“Lots of Love”
Moca has her first date with Mugi even though she realizes he doesn’t share the same enthusiasm about it. She has dreamed of going out on a date with her ‘Prince’ for so long that she tries to convince herself that it’s the happiest day of her life, but the reality of the situation leads to an inner struggle to sort out her feelings.
As anticipated after last week, when Mugi agrees to a date, the spotlight shifts focus onto Moca this week in an effort to illuminate her personal attributes and motives. From the brief history given in prior episodes, it was understood that Moca’s feelings were a bit obsessive, but the emotional weight she tied to Mugi far exceeds the limits of a ‘healthy’ crush.
Moca exhibits all the signs of suffering from emotional dependency. This psychological attachment occurs when someone allows their feelings and emotions to be dictated by another person, even if that individual is not attempting to control them. In Moca’s case, she determines her happiness and worth based on the perception of others. In a few flashbacks, it is shown how the opinions of others formed a sort of idealized image of perfection around the childhood friends. The pressure to fulfill this improvised prophecy consumed Moca, leading to the obsessive tendencies she displays.
Such a behavioral condition negatively impacts self-esteem, since her significance is determined by cues from others. Based on these signals, Moca developed a ‘princess’ persona (coy, graceful, gentle); meant to replace her ‘true’ identity and satisfy the image of what others expect from her. Realizing this identity is an illusion, Moca likely believes she can manipulate the situation by impressing Mugi with this fantasy-like version of herself.
As the date draws to a close, Moca realizes that true love, which she yearns to share with Mugi, can not last when built on an uneven (one-sided) foundation. In a significant show of growth, Moca shatters any lingering hopes tethered to her infantile dreams of rendezvous with her Prince. It is the same emotional shift in maturity all humans face, moving past being in love with the idea of love by defining and experiencing true love.
– In depth exploration of supporting character, Moca.
– Emotions influence realistic actions and responses.
– Moca’s internal dialogue seemed more poetic rather than the gripping, raw emotion of Hanabi’s inner struggles.

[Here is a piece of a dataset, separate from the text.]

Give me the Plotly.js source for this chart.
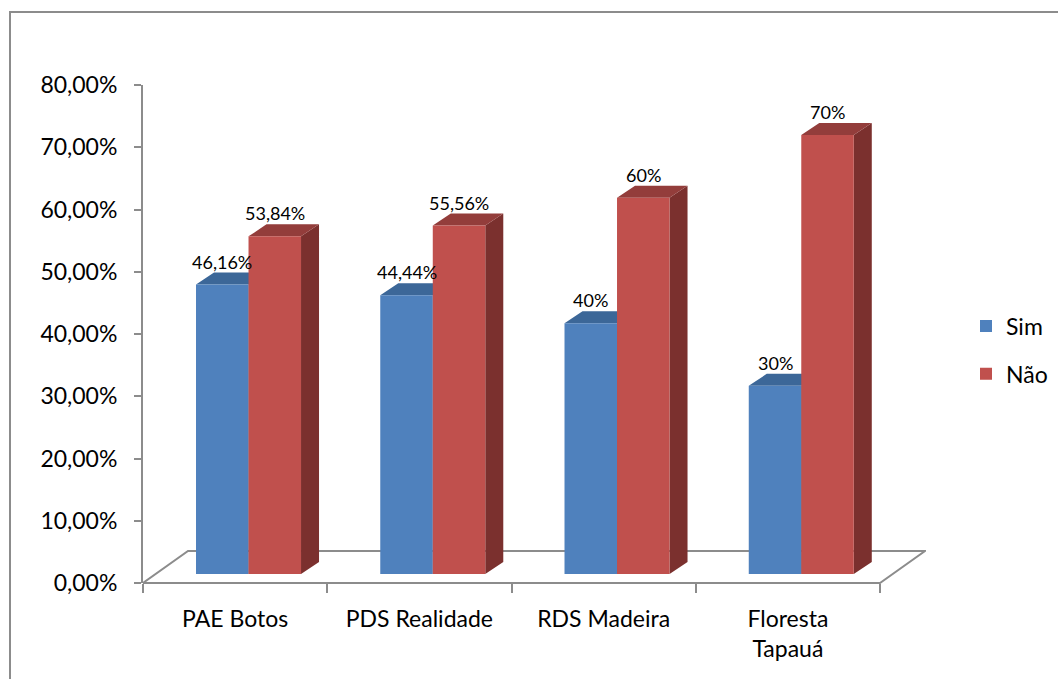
<!DOCTYPE html>
<html>
<head>
<meta charset="utf-8">
<script src="https://cdn.plot.ly/plotly-3.0.1.min.js"></script>
<style>
  html, body { margin: 0; padding: 0; background: #ffffff; }
  #chart { width: 1058px; height: 679px; }
</style>
</head>
<body>
<div id="chart"></div>
<script>
// Categories and series values (percent)
const categories = ['PAE Botos', 'PDS Realidade', 'RDS Madeira', 'Floresta<br>Tapauá'];
const seriesNames = ['Sim', 'Não'];
const simValues = [46.16, 44.44, 40, 30];
const naoValues = [53.84, 55.56, 60, 70];
const yTickVals = [0, 10, 20, 30, 40, 50, 60, 70, 80];
const yTickText = ['0,00%', '10,00%', '20,00%', '30,00%', '40,00%', '50,00%', '60,00%', '70,00%', '80,00%'];

// Styling
const FONT = 'Lato, "Open Sans", sans-serif';
const GRAY = '#8c8c8c';
const frontColors = ['#4f81bd', '#c0504d'];
const topColors = ['#3c6798', '#933d3b'];
const sideColors = ['#35597f', '#7b302e'];

// Geometry (axis units): x in category widths, y in percent
const W = 1058, H = 679;
const M = { l: 143, r: 132, t: 85, b: 96, autoexpand: false };
const plotW = W - M.l - M.r, plotH = H - M.t - M.b;
const catPx = (880 - 143) / 4;                 // width of a category on the front edge
const xMax = plotW / catPx;
const barPxPerUnit = 6.271;                     // bar plane vertical scale
const barLift = 9;                              // bar plane sits above the floor front edge
const yBarRange = [-barLift / barPxPerUnit, -barLift / barPxPerUnit + plotH / barPxPerUnit];
const barW = 0.285;                             // bar width in category units
const groupShift = 0.0727;                      // bar plane shifted into depth
const depthX = 18 / catPx, depthY = 12 / barPxPerUnit;   // bar top/side depth
const floorDX = 45 / catPx, floorDY = 32 / plotH;        // floor depth (x units / paper)

const allSeries = [simValues, naoValues];

function fmtPct(v) {
  return Number.isInteger(v) ? v + '%' : v.toFixed(2).replace('.', ',') + '%';
}

const traces = [];
const annotations = [];

// Percent value axis lives on its own subplot; this invisible trace anchors it
traces.push({
  type: 'scatter', mode: 'markers', x: [0], y: [0], xaxis: 'x', yaxis: 'y2',
  marker: { opacity: 0, size: 1 }, hoverinfo: 'skip', showlegend: false
});

allSeries.forEach((vals, s) => {
  const offset = s === 0 ? -barW : 0;
  const topX = [], topY = [], sideX = [], sideY = [];
  vals.forEach((v, i) => {
    const x0 = i + 0.5 + groupShift + offset;
    const x1 = x0 + barW;
    topX.push(x0, x1, x1 + depthX, x0 + depthX, x0, null);
    topY.push(v, v, v + depthY, v + depthY, v, null);
    sideX.push(x1, x1 + depthX, x1 + depthX, x1, x1, null);
    sideY.push(0, depthY, v + depthY, v, 0, null);
    annotations.push({
      x: x0 + barW / 2, y: v, xref: 'x', yref: 'y',
      text: fmtPct(v), showarrow: false,
      yanchor: 'bottom', yshift: 10,
      font: { family: FONT, size: 18, color: '#000000' }
    });
  });
  traces.push({
    type: 'scatter', mode: 'lines', x: sideX, y: sideY, xaxis: 'x', yaxis: 'y',
    fill: 'toself', fillcolor: sideColors[s], line: { width: 0 },
    hoverinfo: 'skip', showlegend: false
  });
  traces.push({
    type: 'scatter', mode: 'lines', x: topX, y: topY, xaxis: 'x', yaxis: 'y',
    fill: 'toself', fillcolor: topColors[s], line: { width: 0 },
    hoverinfo: 'skip', showlegend: false
  });
});

// Front faces of the bars (drawn on the overlaying x axis so they sit above the depth faces)
allSeries.forEach((vals, s) => {
  traces.push({
    type: 'bar', name: seriesNames[s], legendgroup: seriesNames[s],
    x: vals.map((v, i) => i + 0.5 + groupShift), y: vals,
    width: barW, offset: s === 0 ? -barW : 0,
    xaxis: 'x2', yaxis: 'y',
    marker: { color: frontColors[s], line: { width: 0 } },
    hovertemplate: '%{y}<extra>' + seriesNames[s] + '</extra>'
  });
});

// Floor of the 3D plot area and the outer chart frame
const px2paperX = p => (p - M.l) / plotW;
const px2paperY = p => (H - M.b - p) / plotH;
const shapes = [
  {
    type: 'path', xref: 'x', yref: 'paper', layer: 'below',
    path: `M0,0 L4,0 L${4 + floorDX},${floorDY} L${floorDX},${floorDY} Z`,
    line: { color: GRAY, width: 2 }
  },
  {
    type: 'rect', xref: 'paper', yref: 'paper', layer: 'below',
    x0: px2paperX(10), x1: px2paperX(W + 20),
    y0: px2paperY(H + 20), y1: px2paperY(12),
    line: { color: GRAY, width: 2 }
  }
];

const layout = {
  width: W, height: H,
  margin: M,
  paper_bgcolor: '#ffffff', plot_bgcolor: 'rgba(0,0,0,0)',
  font: { family: FONT, color: '#000000', size: 23 },
  barmode: 'overlay',
  showlegend: true,
  legend: {
    x: px2paperX(966), y: px2paperY(350), xanchor: 'left', yanchor: 'middle',
    traceorder: 'grouped', tracegroupgap: 15,
    font: { family: FONT, size: 23, color: '#000000' }
  },
  xaxis: {
    range: [0, xMax], showgrid: false, zeroline: false, showline: false,
    tickmode: 'array', tickvals: [0, 1, 2, 3, 4], ticks: 'outside', ticklen: 9,
    tickwidth: 2, tickcolor: GRAY, showticklabels: false, fixedrange: true
  },
  xaxis2: {
    overlaying: 'x', anchor: 'y', side: 'bottom',
    range: [0, xMax], showgrid: false, zeroline: false, showline: false,
    tickmode: 'array', tickvals: categories.map((c, i) => i + 0.5), ticktext: categories,
    ticks: '', ticklabelstandoff: 20,
    tickfont: { family: FONT, size: 23, color: '#000000' }, fixedrange: true
  },
  yaxis: {
    range: yBarRange, visible: false, showgrid: false, zeroline: false, fixedrange: true
  },
  yaxis2: {
    overlaying: 'y', anchor: 'x', side: 'left',
    range: [0, 80], showgrid: false, zeroline: false,
    showline: true, linecolor: GRAY, linewidth: 2,
    tickmode: 'array', tickvals: yTickVals, ticktext: yTickText,
    ticks: 'outside', ticklen: 7, tickwidth: 2, tickcolor: GRAY,
    ticklabelstandoff: 12,
    tickfont: { family: FONT, size: 23, color: '#000000' }, fixedrange: true
  },
  shapes: shapes,
  annotations: annotations
};

Plotly.newPlot('chart', traces, layout, { displayModeBar: false, staticPlot: true });
</script>
</body>
</html>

I wasn’t sure how I would feel about an episode dedicated to Noriko, who had nicknamed herself “Moca” in reference to how cute she finds herself. My wariness came from the impression that she stood out. This wasn’t because of any outstanding facet of her character, but because everything associated with her didn’t fit thematically with the rest of the show. Cute dresses, obsession with princes and princesses, and reactions that felt more in line with a romantic comedy aren’t exactly what Scum’s Wish aims for.

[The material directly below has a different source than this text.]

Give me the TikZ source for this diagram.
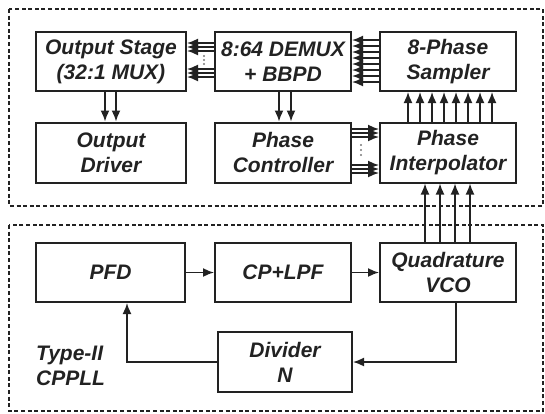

Her flawed perception of Mugi and her desire to have him despite her awareness that she’s deluding herself, however, is very Scum’s Wish. Not far into her date with Mugi, Moca’s inner dialogue reveals she she understands her place in his life quite well. Her experience has always mirrored Hanabi’s in her pursuit of a ‘pure’ love, but various things in this episode draw the parallels more clearly.
Moca isn’t unwilling to compromise her emotions in order to have even a little of Mugi, nor is she above a little manipulation in order to get the things she wants. With a few scenes, she breaks away from the image of the idealized princess in her own mind and reveals herself to be as nuanced as the other characters around her.
Even if Moca isn’t as pure as she makes herself appear to be, her interactions with Mugi still feel different than what Hanabi shared with him or with Ecchan. This can be attributed to the fact that she really does want his love rather than just physical affection, but even as she resigns herself to the idea of being with him at any cost, it’s Mugi who finally caves during a near intimate moment. In a gesture that shows more maturity than might be expected of her, Moca comes to the realization that she doesn’t need the precious innocence of their fantasy life if it keeps Mugi from being able to commit.
Moca thus defies her childhood persona differently than Hanabi does. Whereas Hanabi rejects the sensibilities the vision of her innocent self counsels (as does Moca for a little while), Moca comes to understand that pursuing Mugi without having his love is unrealistic as well and thus puts herself on the path toward maturity rather than tragedy.
With Moca’s part in all this seemingly over as suddenly as it began, Hanabi seeks out Mugi once again when her plans to outdo Akane don’t proceed well. The implicit understanding they have with each other is apparent in the last scene as Hanabi’s newfound courage lets her suggest the one thing they’ve been unnecessarily putting off. It’s honestly one of the most hopeful moments this series has offered as they position themselves to actually confront the pain they’re going through, if only so they can move past it.
– A surprisingly deep look at Moca that carried the same sorrowful tenor as the show’s other threads.
– Hanabi sees enough focus and cements her resolve without overshadowing Moca’s story.
– No complaints this week as the character work was good all around.